Figure scripts:
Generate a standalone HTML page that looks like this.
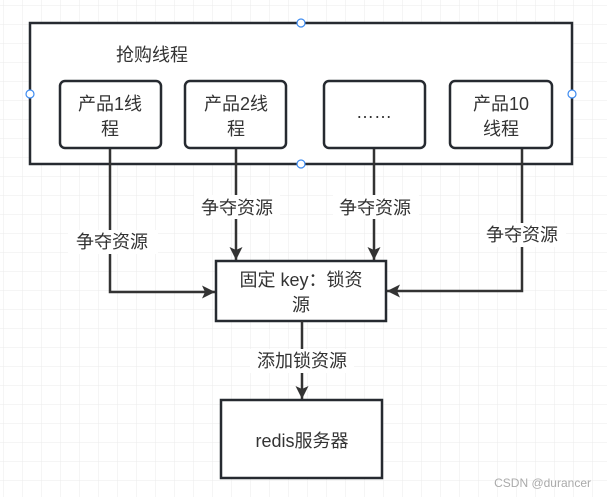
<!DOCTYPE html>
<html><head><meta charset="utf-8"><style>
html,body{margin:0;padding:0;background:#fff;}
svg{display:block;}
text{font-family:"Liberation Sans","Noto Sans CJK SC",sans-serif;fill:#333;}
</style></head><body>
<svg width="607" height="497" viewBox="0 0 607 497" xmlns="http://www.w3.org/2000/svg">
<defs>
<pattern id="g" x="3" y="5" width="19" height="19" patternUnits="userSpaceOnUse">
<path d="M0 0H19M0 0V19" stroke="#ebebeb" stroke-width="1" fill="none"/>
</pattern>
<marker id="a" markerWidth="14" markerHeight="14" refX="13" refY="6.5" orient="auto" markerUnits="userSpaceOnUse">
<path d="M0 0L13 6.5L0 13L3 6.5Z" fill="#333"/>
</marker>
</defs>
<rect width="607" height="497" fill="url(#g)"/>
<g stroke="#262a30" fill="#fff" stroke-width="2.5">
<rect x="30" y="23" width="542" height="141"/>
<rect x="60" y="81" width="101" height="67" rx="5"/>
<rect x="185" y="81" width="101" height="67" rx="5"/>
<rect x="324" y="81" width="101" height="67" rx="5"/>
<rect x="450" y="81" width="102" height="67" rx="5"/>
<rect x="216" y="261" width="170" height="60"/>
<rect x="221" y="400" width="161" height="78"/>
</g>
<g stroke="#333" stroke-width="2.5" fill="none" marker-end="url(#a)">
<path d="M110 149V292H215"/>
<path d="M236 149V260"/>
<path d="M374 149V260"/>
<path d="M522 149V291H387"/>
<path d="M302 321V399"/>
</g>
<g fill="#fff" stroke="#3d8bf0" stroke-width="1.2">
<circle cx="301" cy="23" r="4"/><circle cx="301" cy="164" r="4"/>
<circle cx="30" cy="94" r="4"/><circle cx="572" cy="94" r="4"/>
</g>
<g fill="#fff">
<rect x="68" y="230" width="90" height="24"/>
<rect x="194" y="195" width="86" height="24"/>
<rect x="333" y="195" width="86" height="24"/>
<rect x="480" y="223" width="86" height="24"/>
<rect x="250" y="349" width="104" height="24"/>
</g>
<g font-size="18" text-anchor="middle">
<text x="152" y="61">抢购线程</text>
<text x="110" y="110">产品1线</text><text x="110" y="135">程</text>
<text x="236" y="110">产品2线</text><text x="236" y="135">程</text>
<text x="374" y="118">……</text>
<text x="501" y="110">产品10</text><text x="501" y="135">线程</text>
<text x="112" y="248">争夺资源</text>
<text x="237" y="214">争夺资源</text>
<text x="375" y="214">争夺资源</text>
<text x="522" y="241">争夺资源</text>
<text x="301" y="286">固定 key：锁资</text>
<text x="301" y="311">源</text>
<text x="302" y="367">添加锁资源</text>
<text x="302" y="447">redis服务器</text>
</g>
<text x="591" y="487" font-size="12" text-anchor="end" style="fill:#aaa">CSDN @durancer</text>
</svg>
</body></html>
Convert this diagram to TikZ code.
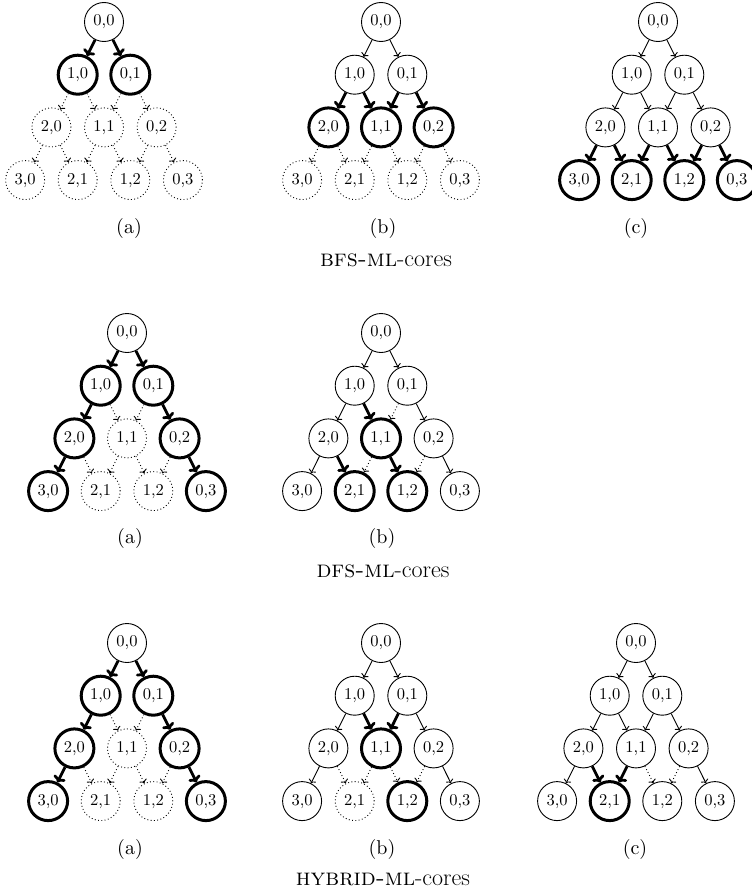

• _What you have to do_
Each line that has the word "this" should be copied.

• _Output of the task_
Generate a standalone HTML page that looks like this.
Convert this diagram to TikZ code.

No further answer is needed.